For the cobbler topping, I rubbed butter into flour and baking powder, added brown sugar, then stirred in some natural yoghurt. This is actually a rather healthy dessert, as there's only a small amount of butter required. It's much less fattening than crumble, and I love cobbler because of the way the top cooks to give a nice crunch. It's essentially a sort of scone dough, dropped in spoonfuls on top of the fruit and left to spread out and fluff up in the oven. Adding demerara sugar to the top gives it a pleasing sugary crunch. You get a nice crisp crust with a lovely fluffy interior, and because it has less fat you can eat twice as much. Brilliant.
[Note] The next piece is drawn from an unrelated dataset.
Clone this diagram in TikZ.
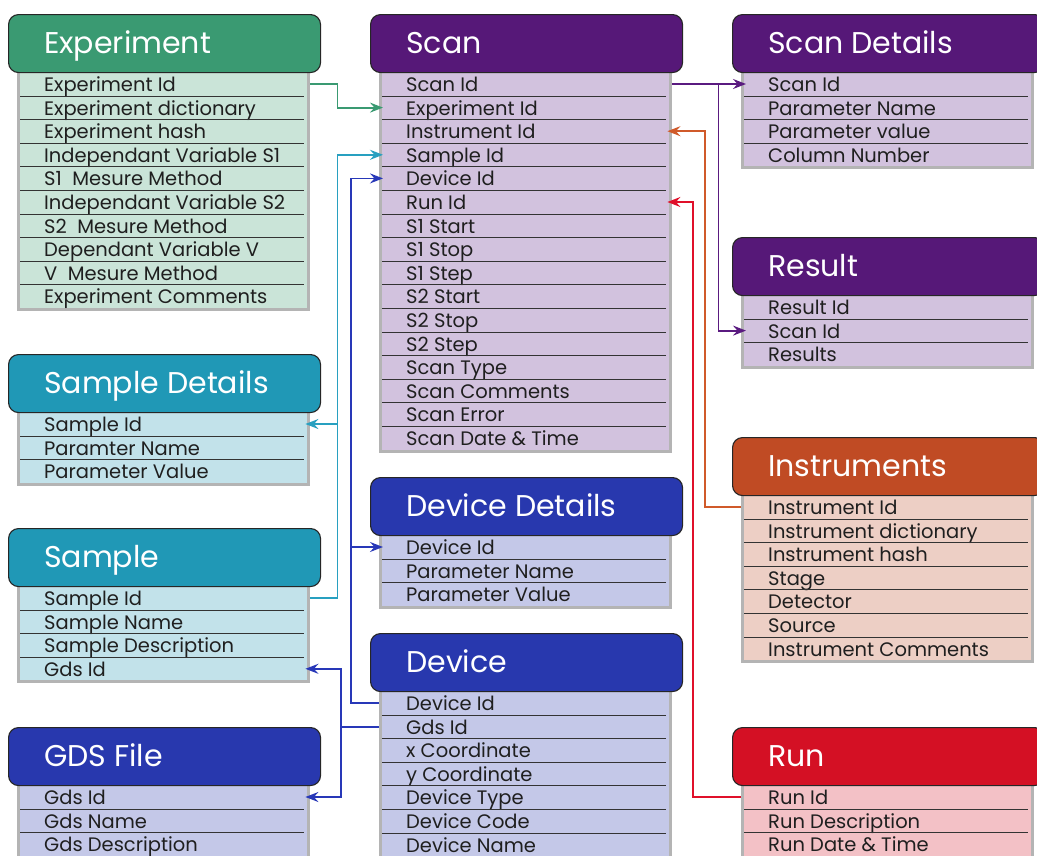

About half an hour later, I removed my bubbling cobblers from the oven. Perfect, apart from one small issue: gooseberries emit enough water when cooked to save Britain from drought for the entire summer. I hadn't considered that when I put the dishes into the oven. However, it's a problem easily solved: either add a couple of tablespoons of cornflour to the fruit when you mix it with the sugar and elderflower (it will form a sort of paste and look horrible, but persevere), or pre-cook the gooseberry and pear filling for a few minutes and remove the fruit from its juice with a slotted spoon. I'm not sure which would work best; next time I'll try the cornflour as it's easier. It doesn't really matter though - I just dished up the cobbler with a slotted spoon, so that each portion got all the fruit but wasn't drowning in watery juice.

Despite juiciness, this is really delicious. As I said before, you get a really nice contrast in texture between the squashy berries and the firm chunks of pear, as well as a contrast in tartness; the gooseberries are still quite sour, but the pear is lovely and sweet so they work very well. There's also a hint of sweet elderflower running through the whole thing. Add to that a golden, fluffy scone layer on top, soft underneath where the fruit juice has soaked into it, and you're pretty close to dessert perfection. All you need with it is some good vanilla ice cream - I thought about making a weird and wonderful flavour to go with it, but there are so many nice flavours going on in the cobbler that it would just complicate matters. This is the perfect summer pudding for when the weather consistently proves disappointing.

Pear, gooseberry and elderflower cobbler (serves 4):

  • 4 pears, cored and chopped
  • 500g gooseberries, topped and tailed
  • 3 tbsp elderflower cordial
  • 180g caster sugar
  • 2 tbsp cornflour
  • 140g plain flour
  • 2 tsp baking powder
  • 25g butter
  • 25g light brown sugar
  • 1 tsp ground ginger
  • 150ml buttermilk or natural yoghurt
  • Demerara sugar, for sprinkling

Pre-heat the oven to 180C.

Mix the pears, gooseberries, cordial, caster sugar and cornflour in a baking dish. In a separate bowl, rub the butter into the flour and baking powder until the mixture resembles fine breadcrumbs. Stir in the ginger and brown sugar. Add the buttermilk or yoghurt, and mix to form a fairly thick, sticky dough. Dollop this in spoonfuls on top of the fruit mixture in the baking dish - you don't have to completely cover it. Sprinkle generously with demerara sugar.

Bake for about 30 minutes, until the topping is golden and the fruit is bubbling around it. Serve with vanilla ice cream.